- _Written task_:
Exact reproduction of the data is required, with images excluded.

::::

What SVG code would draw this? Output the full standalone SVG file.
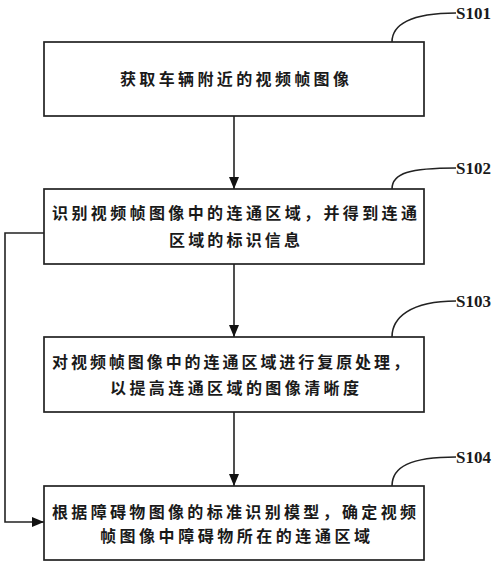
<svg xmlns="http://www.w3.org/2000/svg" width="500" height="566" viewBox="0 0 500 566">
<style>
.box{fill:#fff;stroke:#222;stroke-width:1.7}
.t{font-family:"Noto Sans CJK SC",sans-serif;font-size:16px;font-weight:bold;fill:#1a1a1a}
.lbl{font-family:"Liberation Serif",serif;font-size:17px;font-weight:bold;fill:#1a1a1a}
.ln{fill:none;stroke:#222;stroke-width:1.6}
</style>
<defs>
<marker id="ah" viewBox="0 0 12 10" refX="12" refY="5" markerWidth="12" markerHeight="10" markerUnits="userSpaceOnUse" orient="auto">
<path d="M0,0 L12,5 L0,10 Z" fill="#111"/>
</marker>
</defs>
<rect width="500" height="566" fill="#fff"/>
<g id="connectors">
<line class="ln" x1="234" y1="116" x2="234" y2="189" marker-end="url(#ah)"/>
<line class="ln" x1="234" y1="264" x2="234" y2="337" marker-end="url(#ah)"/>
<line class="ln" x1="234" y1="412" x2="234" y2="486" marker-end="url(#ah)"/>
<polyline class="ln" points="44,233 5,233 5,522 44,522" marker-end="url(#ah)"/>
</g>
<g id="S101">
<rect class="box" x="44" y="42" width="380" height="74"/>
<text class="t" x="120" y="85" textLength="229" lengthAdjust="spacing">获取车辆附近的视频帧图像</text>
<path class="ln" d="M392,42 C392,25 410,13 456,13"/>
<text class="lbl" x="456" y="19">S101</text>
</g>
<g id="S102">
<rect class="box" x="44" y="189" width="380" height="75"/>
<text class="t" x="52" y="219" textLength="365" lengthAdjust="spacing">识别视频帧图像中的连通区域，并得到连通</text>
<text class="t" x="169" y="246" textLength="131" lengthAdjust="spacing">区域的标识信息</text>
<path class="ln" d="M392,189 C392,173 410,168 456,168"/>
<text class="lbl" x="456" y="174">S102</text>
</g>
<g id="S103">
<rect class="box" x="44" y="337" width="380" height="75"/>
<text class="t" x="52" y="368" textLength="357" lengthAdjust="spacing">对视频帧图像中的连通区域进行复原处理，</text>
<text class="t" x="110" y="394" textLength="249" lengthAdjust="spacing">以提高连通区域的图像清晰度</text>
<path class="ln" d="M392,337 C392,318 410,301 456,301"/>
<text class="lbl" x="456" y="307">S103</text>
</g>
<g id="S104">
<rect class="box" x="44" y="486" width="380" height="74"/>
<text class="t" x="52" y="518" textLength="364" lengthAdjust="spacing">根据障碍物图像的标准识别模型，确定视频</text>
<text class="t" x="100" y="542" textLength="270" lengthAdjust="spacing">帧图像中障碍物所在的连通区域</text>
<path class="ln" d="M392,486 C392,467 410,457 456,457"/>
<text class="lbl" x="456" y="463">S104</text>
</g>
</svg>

::::

- _Response to this exercise_:
What SVG code would draw this? Output the full standalone SVG file.
<svg xmlns="http://www.w3.org/2000/svg" width="500" height="566" viewBox="0 0 500 566">
<style>
.box{fill:#fff;stroke:#222;stroke-width:1.7}
.t{font-family:"Noto Sans CJK SC",sans-serif;font-size:16px;font-weight:bold;fill:#1a1a1a}
.lbl{font-family:"Liberation Serif",serif;font-size:17px;font-weight:bold;fill:#1a1a1a}
.ln{fill:none;stroke:#222;stroke-width:1.6}
</style>
<defs>
<marker id="ah" viewBox="0 0 12 10" refX="12" refY="5" markerWidth="12" markerHeight="10" markerUnits="userSpaceOnUse" orient="auto">
<path d="M0,0 L12,5 L0,10 Z" fill="#111"/>
</marker>
</defs>
<rect width="500" height="566" fill="#fff"/>
<g id="connectors">
<line class="ln" x1="234" y1="116" x2="234" y2="189" marker-end="url(#ah)"/>
<line class="ln" x1="234" y1="264" x2="234" y2="337" marker-end="url(#ah)"/>
<line class="ln" x1="234" y1="412" x2="234" y2="486" marker-end="url(#ah)"/>
<polyline class="ln" points="44,233 5,233 5,522 44,522" marker-end="url(#ah)"/>
</g>
<g id="S101">
<rect class="box" x="44" y="42" width="380" height="74"/>
<text class="t" x="120" y="85" textLength="229" lengthAdjust="spacing">获取车辆附近的视频帧图像</text>
<path class="ln" d="M392,42 C392,25 410,13 456,13"/>
<text class="lbl" x="456" y="19">S101</text>
</g>
<g id="S102">
<rect class="box" x="44" y="189" width="380" height="75"/>
<text class="t" x="52" y="219" textLength="365" lengthAdjust="spacing">识别视频帧图像中的连通区域，并得到连通</text>
<text class="t" x="169" y="246" textLength="131" lengthAdjust="spacing">区域的标识信息</text>
<path class="ln" d="M392,189 C392,173 410,168 456,168"/>
<text class="lbl" x="456" y="174">S102</text>
</g>
<g id="S103">
<rect class="box" x="44" y="337" width="380" height="75"/>
<text class="t" x="52" y="368" textLength="357" lengthAdjust="spacing">对视频帧图像中的连通区域进行复原处理，</text>
<text class="t" x="110" y="394" textLength="249" lengthAdjust="spacing">以提高连通区域的图像清晰度</text>
<path class="ln" d="M392,337 C392,318 410,301 456,301"/>
<text class="lbl" x="456" y="307">S103</text>
</g>
<g id="S104">
<rect class="box" x="44" y="486" width="380" height="74"/>
<text class="t" x="52" y="518" textLength="364" lengthAdjust="spacing">根据障碍物图像的标准识别模型，确定视频</text>
<text class="t" x="100" y="542" textLength="270" lengthAdjust="spacing">帧图像中障碍物所在的连通区域</text>
<path class="ln" d="M392,486 C392,467 410,457 456,457"/>
<text class="lbl" x="456" y="463">S104</text>
</g>
</svg>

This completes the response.